**Given instruction:** Find the lines that hold the word "chart" and return them.

**Collected material:**
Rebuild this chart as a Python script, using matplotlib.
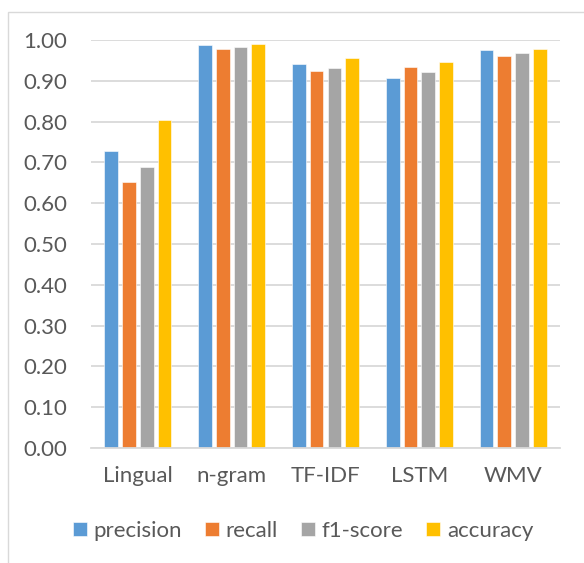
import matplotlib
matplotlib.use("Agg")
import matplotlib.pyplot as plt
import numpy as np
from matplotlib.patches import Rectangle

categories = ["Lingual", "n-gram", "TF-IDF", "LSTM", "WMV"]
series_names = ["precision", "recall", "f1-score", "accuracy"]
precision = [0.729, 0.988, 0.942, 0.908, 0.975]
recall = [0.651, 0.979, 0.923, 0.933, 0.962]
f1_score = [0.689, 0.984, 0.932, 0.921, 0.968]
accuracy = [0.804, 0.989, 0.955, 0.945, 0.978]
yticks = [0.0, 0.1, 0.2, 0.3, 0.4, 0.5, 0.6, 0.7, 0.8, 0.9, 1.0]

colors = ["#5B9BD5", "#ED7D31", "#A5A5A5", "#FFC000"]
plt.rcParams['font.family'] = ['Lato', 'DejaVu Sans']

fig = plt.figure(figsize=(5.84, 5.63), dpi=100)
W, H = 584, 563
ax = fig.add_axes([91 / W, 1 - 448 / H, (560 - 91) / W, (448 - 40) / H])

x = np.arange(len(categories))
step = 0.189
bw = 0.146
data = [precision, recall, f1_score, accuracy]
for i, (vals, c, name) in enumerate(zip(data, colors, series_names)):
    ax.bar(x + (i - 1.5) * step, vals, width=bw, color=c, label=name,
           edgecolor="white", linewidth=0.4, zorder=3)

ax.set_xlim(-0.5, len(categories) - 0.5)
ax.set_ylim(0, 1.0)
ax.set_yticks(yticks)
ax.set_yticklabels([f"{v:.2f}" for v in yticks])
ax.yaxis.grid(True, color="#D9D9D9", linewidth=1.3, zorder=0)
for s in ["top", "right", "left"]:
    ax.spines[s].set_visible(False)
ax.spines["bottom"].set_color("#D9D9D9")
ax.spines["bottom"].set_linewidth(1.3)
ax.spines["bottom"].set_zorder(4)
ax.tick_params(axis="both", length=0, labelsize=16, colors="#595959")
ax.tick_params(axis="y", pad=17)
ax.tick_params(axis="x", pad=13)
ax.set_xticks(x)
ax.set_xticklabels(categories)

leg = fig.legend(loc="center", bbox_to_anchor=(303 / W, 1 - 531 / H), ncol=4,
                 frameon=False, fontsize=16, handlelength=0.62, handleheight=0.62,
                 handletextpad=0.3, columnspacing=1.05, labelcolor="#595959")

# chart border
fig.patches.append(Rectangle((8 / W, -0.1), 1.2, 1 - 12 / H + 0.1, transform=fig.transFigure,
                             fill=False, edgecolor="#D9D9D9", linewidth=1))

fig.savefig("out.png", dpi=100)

**Complete response:**
Rebuild this chart as a Python script, using matplotlib.
# chart border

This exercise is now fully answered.